Health experts have stressed both the vaccines’ safety and efficacy. They have noted that while the vaccines were developed with record-breaking speed, they were based on decades of prior research. Vaccines used in the U.S. have shown no signs of serious side effects in studies of tens of thousands of people. And with more than 26 million vaccinations administered in the U.S. alone so far, no red flags have been reported.
Tuskegee is not a complete outlier. A recent survey conducted by the communications firm Edelman revealed that as of November, only 59% of people in the U.S. were willing to get vaccinated within a year with just 33% happy to do so as soon as possible.
But skepticism seems to run deeper here.
When Alabama and the rest of the South were still segregated by race, government medical workers starting in 1932 withheld treatment for unsuspecting men infected with syphilis in Tuskegee and surrounding Macon County so physicians could track the disease.

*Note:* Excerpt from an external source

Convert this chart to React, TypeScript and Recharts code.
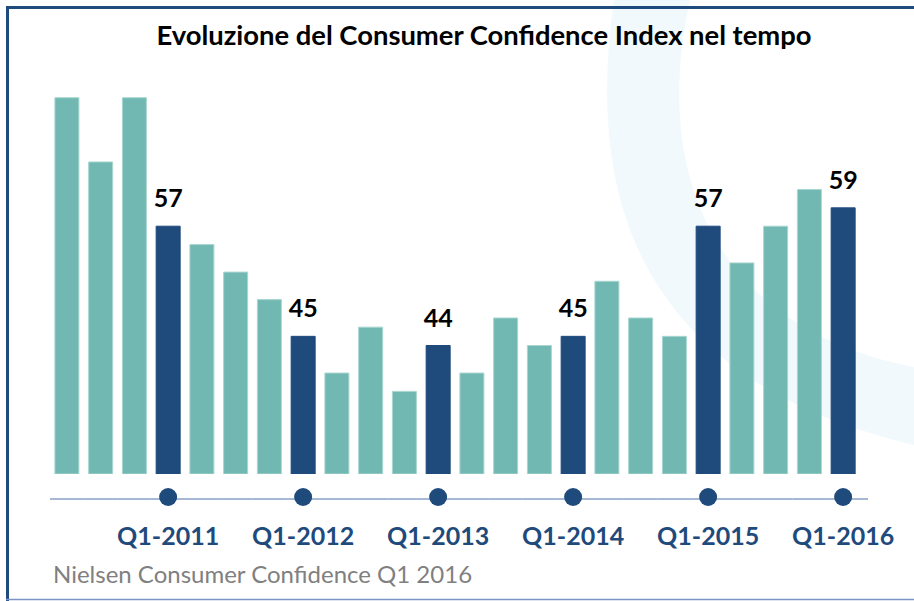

The study, which involved about 600 men, ended in 1972 only after it was revealed by The Associated Press.
A lawsuit filed on behalf of the men by Black Tuskegee attorney Fred Gray resulted in a $9 million settlement, and then-President Bill Clinton formally apologized on behalf of the U.S. government in 1997. But the damage left a legacy of distrust that extends far beyond Tuskegee: A December survey showed 40% of Black people nationwide said they wouldn’t get the coronavirus vaccine. Such hesitancy is more entrenched than among white people, even though Black Americans have been hit disproportionately hard by the virus.

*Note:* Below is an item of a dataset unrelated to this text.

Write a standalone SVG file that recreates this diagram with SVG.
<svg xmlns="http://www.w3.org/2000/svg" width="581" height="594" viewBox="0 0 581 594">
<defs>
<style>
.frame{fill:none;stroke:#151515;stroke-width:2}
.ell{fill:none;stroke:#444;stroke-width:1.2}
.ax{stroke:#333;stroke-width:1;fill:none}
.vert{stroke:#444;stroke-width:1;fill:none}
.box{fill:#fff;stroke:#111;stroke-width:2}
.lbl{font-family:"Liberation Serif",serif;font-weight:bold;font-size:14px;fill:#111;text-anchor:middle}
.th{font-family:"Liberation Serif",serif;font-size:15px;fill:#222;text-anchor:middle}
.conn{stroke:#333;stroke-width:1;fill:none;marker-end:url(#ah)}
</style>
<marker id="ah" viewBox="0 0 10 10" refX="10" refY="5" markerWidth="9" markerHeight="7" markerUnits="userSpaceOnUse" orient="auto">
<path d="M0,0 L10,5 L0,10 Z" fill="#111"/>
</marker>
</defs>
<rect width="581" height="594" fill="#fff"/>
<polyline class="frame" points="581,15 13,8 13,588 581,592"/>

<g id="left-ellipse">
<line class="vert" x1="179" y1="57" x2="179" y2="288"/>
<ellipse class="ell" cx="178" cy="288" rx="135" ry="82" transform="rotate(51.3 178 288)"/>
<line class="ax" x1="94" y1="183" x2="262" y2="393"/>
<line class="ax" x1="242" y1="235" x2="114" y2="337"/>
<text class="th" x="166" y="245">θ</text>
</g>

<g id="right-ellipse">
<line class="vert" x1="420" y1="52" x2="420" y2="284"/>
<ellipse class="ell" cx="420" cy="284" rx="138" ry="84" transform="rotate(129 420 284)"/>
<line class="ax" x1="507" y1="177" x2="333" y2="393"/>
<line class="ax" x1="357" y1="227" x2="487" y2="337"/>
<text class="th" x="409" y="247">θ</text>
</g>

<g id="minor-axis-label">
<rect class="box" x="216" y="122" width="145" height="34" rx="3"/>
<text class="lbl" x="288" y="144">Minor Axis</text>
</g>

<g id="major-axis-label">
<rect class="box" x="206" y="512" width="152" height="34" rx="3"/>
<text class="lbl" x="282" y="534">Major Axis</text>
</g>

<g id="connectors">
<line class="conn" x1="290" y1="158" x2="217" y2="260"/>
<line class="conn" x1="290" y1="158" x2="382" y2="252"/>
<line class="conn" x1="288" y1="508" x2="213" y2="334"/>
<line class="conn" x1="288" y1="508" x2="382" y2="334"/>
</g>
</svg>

The Chicago-based Black nationalist group Nation of Islam is warning away members nationwide with an online presentation titled “Beyond Tuskegee: Why Black People Must Not Take The Experimental COVID-19 Vaccine.”

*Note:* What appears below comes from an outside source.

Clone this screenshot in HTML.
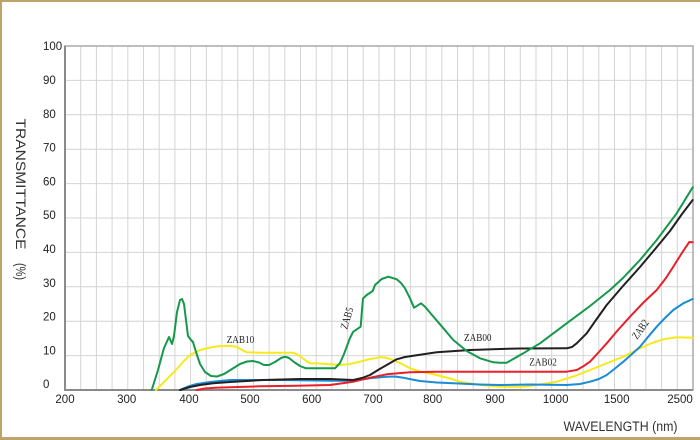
<!DOCTYPE html>
<html>
<head>
<meta charset="utf-8">
<style>
html,body{margin:0;padding:0;background:#fff;}
svg{display:block;}
</style>
</head>
<body>
<svg width="700" height="440" viewBox="0 0 700 440" xmlns="http://www.w3.org/2000/svg">
<rect x="0" y="0" width="700" height="440" fill="#fff"/>
<!-- gold frame -->
<rect x="0" y="0" width="700" height="2" fill="#bfa469"/>
<rect x="0" y="0" width="2" height="440" fill="#bfa469"/>
<rect x="0" y="437" width="700" height="3" fill="#bfa469"/>

<!-- grid -->
<g stroke="#d4d4d4" stroke-width="1">
<line x1="80.7" y1="46" x2="80.7" y2="390"/><line x1="96.4" y1="46" x2="96.4" y2="390"/><line x1="112.1" y1="46" x2="112.1" y2="390"/><line x1="127.8" y1="46" x2="127.8" y2="390"/><line x1="143.5" y1="46" x2="143.5" y2="390"/><line x1="159.2" y1="46" x2="159.2" y2="390"/><line x1="174.9" y1="46" x2="174.9" y2="390"/><line x1="190.6" y1="46" x2="190.6" y2="390"/><line x1="206.3" y1="46" x2="206.3" y2="390"/><line x1="222" y1="46" x2="222" y2="390"/><line x1="237.7" y1="46" x2="237.7" y2="390"/><line x1="253.4" y1="46" x2="253.4" y2="390"/><line x1="269.1" y1="46" x2="269.1" y2="390"/><line x1="284.8" y1="46" x2="284.8" y2="390"/><line x1="300.5" y1="46" x2="300.5" y2="390"/><line x1="316.2" y1="46" x2="316.2" y2="390"/><line x1="331.9" y1="46" x2="331.9" y2="390"/><line x1="347.6" y1="46" x2="347.6" y2="390"/><line x1="363.3" y1="46" x2="363.3" y2="390"/><line x1="379" y1="46" x2="379" y2="390"/><line x1="394.7" y1="46" x2="394.7" y2="390"/><line x1="410.4" y1="46" x2="410.4" y2="390"/><line x1="426.1" y1="46" x2="426.1" y2="390"/><line x1="441.8" y1="46" x2="441.8" y2="390"/><line x1="457.5" y1="46" x2="457.5" y2="390"/><line x1="473.2" y1="46" x2="473.2" y2="390"/><line x1="488.9" y1="46" x2="488.9" y2="390"/><line x1="504.6" y1="46" x2="504.6" y2="390"/><line x1="520.3" y1="46" x2="520.3" y2="390"/><line x1="536" y1="46" x2="536" y2="390"/><line x1="551.7" y1="46" x2="551.7" y2="390"/><line x1="567.4" y1="46" x2="567.4" y2="390"/><line x1="583.1" y1="46" x2="583.1" y2="390"/><line x1="598.8" y1="46" x2="598.8" y2="390"/><line x1="614.5" y1="46" x2="614.5" y2="390"/><line x1="630.2" y1="46" x2="630.2" y2="390"/><line x1="645.9" y1="46" x2="645.9" y2="390"/><line x1="661.6" y1="46" x2="661.6" y2="390"/><line x1="677.3" y1="46" x2="677.3" y2="390"/>
<line x1="65" y1="80.4" x2="693" y2="80.4"/><line x1="65" y1="114.8" x2="693" y2="114.8"/><line x1="65" y1="149.2" x2="693" y2="149.2"/><line x1="65" y1="183.6" x2="693" y2="183.6"/><line x1="65" y1="218" x2="693" y2="218"/><line x1="65" y1="252.4" x2="693" y2="252.4"/><line x1="65" y1="286.8" x2="693" y2="286.8"/><line x1="65" y1="321.2" x2="693" y2="321.2"/><line x1="65" y1="355.6" x2="693" y2="355.6"/>
</g>
<!-- frame -->
<rect x="65" y="46" width="628" height="344" fill="none" stroke="#a8a8a8" stroke-width="1.5"/>
<line x1="65" y1="46" x2="65" y2="391" stroke="#8a8a8a" stroke-width="2"/>
<line x1="64" y1="390" x2="693" y2="390" stroke="#8a8a8a" stroke-width="2"/>

<!-- y labels -->
<g font-family="Liberation Sans, Arial, sans-serif" font-size="11.5" fill="#222">
<text x="43" y="50.2">100</text>
<text x="43" y="84">90</text>
<text x="43" y="117.8">80</text>
<text x="43" y="151.6">70</text>
<text x="43" y="185.4">60</text>
<text x="43" y="219.2">50</text>
<text x="43" y="253">40</text>
<text x="43" y="286.8">30</text>
<text x="43" y="320.6">20</text>
<text x="43" y="354.4">10</text>
<text x="43" y="388.2">0</text>
</g>
<!-- x labels -->
<g font-family="Liberation Sans, Arial, sans-serif" font-size="11.5" fill="#222" text-anchor="middle">
<text x="65" y="403">200</text>
<text x="126.7" y="403">300</text>
<text x="189" y="403">400</text>
<text x="250" y="403">500</text>
<text x="311.7" y="403">600</text>
<text x="373" y="403">700</text>
<text x="432.7" y="403">800</text>
<text x="495" y="403">900</text>
<text x="555.7" y="403">1000</text>
<text x="616.7" y="403">1500</text>
<text x="680" y="403">2500</text>
</g>

<!-- axis titles -->
<text x="563.5" y="431" font-family="Liberation Sans, Arial, sans-serif" font-size="13.5" fill="#333" textLength="114" lengthAdjust="spacingAndGlyphs">WAVELENGTH (nm)</text>
<g transform="translate(16,0) rotate(90)">
<text x="118.5" y="0" font-family="Liberation Sans, Arial, sans-serif" font-size="14" fill="#333" textLength="131" lengthAdjust="spacingAndGlyphs">TRANSMITTANCE</text>
<text x="263" y="0" font-family="Liberation Sans, Arial, sans-serif" font-size="14" fill="#333" textLength="17" lengthAdjust="spacingAndGlyphs">(%)</text>
</g>

<!-- curves -->
<g fill="none" stroke-width="2" stroke-linejoin="round" stroke-linecap="round">
<polyline stroke="#f7e91a" points="156,390 165,381 175,371 183,362 190,355 200,350 210,347.5 220,346 230,346 236.7,346.7 242,350 246.7,352.3 260,352.7 280,352.7 293.3,352.7 300,356 305,360 310,363.3 320,363.5 330,364.3 340,365 350,364 360,361.7 370,359 380,357.3 385,357.5 390,359 400,363 410,368.3 420,371.5 436.7,375 450,378.5 460,381.7 480,385 500,386.7 523.3,386.7 540,384.5 556.7,381.7 575,376 590,370 605,364 623.3,356.7 640,348.3 652,343 663.3,339.3 676.7,337.3 692.7,337.7"/>
<polyline stroke="#1a8bd6" points="180,390 188,386.5 196.7,384 210,382 230,380 280,380 330,380.7 353.3,380.7 370,378.3 386.7,376.7 395,376.5 403.3,377.7 412,379.5 420,381 436.7,382.5 453.3,383.3 480,384.5 500,385 530,384.5 566.7,385 580,384 590,381.7 599,379 606.7,375 615,368.5 623.3,361.7 632,354 640,346.7 648,337 656.7,326.7 665,318 673.3,310 683.3,303.3 692.7,299"/>
<polyline stroke="#e8202a" points="196.7,390 205,388.5 215,387.8 230,387.3 260,386.3 296.7,385.7 330,385 353.3,381.7 370,377.7 386.7,374.3 410,372.3 436.7,371.7 500,371.7 566.7,371.7 576.7,370 583,366.5 590,361.7 598,353 606.7,343.3 618,330 630,316.7 643,303 656.7,290 666,278 673.3,266.7 680,256 685,248.3 689.3,242 692.7,242.3"/>
<polyline stroke="#231f20" points="180,390 190,387 200,385 213.3,383.3 230,382 263.3,380 300,379 330,379 353.3,380 362,378 370,375 378,370 386.7,365 396.7,359.3 405,357 413.3,355.7 436.7,352.3 470,350 500,349 520,348.5 566.7,348.3 572,347 576.7,343.3 586.7,333.3 596,320 606.7,305 623,286 640,267 656,248 670,231 682,214 692.7,200"/>
<polyline stroke="#14994a" points="151.7,390 158,370 164,348 169,337 172,344 174,336 177,312 180,300 182,299 184,304 186,320 188,336 191,340 193,342 196,352 200,364 205,372 211,376 217,376.5 224,374 232,369 240,364 247,361.5 253,361 259,362.5 264,365 269,365 275,362 281,358 285,356.7 289,358 294,362 300,366 306,368.3 315,368.3 335,368.3 340,363 344,354 347,346 350,338 353,332 356.7,329.3 360.7,326.7 362,310 363,298.5 366.7,295 372.7,291 375,285 381.7,279 388.3,276.7 396.7,279.3 401,283 405,288.3 410,298.3 414,307.7 417.3,305.7 421,303.3 425,306.7 432,315 440,324.3 453.3,340 466.7,351 480,358.3 493.3,362.3 500,362.7 506.7,362.7 515,358 523.3,353.3 540,343.3 566.7,323.3 590,306 610,290 623,278 640,260 656.7,240 676.7,213.3 692.7,187.3"/>
</g>

<!-- series labels -->
<g font-family="Liberation Serif, Times New Roman, serif" font-size="11" fill="#222">
<text x="226.7" y="343" textLength="27.5" lengthAdjust="spacingAndGlyphs">ZAB10</text>
<text x="464" y="341" textLength="27.5" lengthAdjust="spacingAndGlyphs">ZAB00</text>
<text x="529.3" y="365.5" textLength="27.5" lengthAdjust="spacingAndGlyphs">ZAB02</text>
<g transform="translate(346.5,318) rotate(-73)"><text x="-11" y="4" textLength="22" lengthAdjust="spacingAndGlyphs">ZAB5</text></g>
<g transform="translate(640,329) rotate(-55)"><text x="-10.5" y="4" textLength="21" lengthAdjust="spacingAndGlyphs">ZAB2</text></g>
</g>
</svg>
</body>
</html>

Gray, now 90 and still practicing law in Tuskegee, rejects such comparisons. The syphilis study and the COVID-19 vaccine are completely different, he said. He believes that enough that he himself has gotten the vaccine and is publicly encouraging others to do the same.
Georgette Moon is on a similar mission. Hoping to both protect herself and encourage skittish friends, the former city council member recently bared an arm and let a public health nurse immunize her. Now, Moon said, if only more fellow Black residents could overcome their lingering fears and get the vaccine.
“The study is a huge factor,” Moon said. “I’ve had very qualified, well-educated people tell me they are not going to take it right now.”
The Macon County health department, which is administering two-step Moderna vaccines in its modern building near downtown, could perform as many as 160 immunizations a day, officials said. But a maximum of 140 people received the vaccine on any single date during the first six days of appointments, with a total of 527 people immunized during the period. Health care workers, emergency responders and long-term care residents are currently eligible for shots in Alabama, along with people 75 and older.
There are some signs of hope. State statistics show a slow uptick in the number of people coming in for vaccinations, and word seems to be filtering through the community that it’s OK to be vaccinated.
Down the street from the county clinic, the Veterans Affairs hospital in Tuskegee is vaccinating veterans 65 and older. While only 40% of the VA workers in the area have been vaccinated, officials said, more people are agreeing to the shots than during the initial wave.
“They know people who have had the vaccine, they hear more about it, they become more comfortable with it,” said Dr. April Truett, an infectious disease physician at the hospital.
The Rev. John Curry Jr. said he and his wife took the shots after the health department said they could get appointments without a long wait. The pastor of the oldest Black church in town, Curry said he is encouraging congregants to get the vaccine.
Yet he said he also understands the power of lingering distrust in a town that will forever be linked to the syphilis study, one of the most reviled episodes of U.S. public health history.
“It’s a blemish on Tuskegee,” he said. “It hangs on the minds of people.”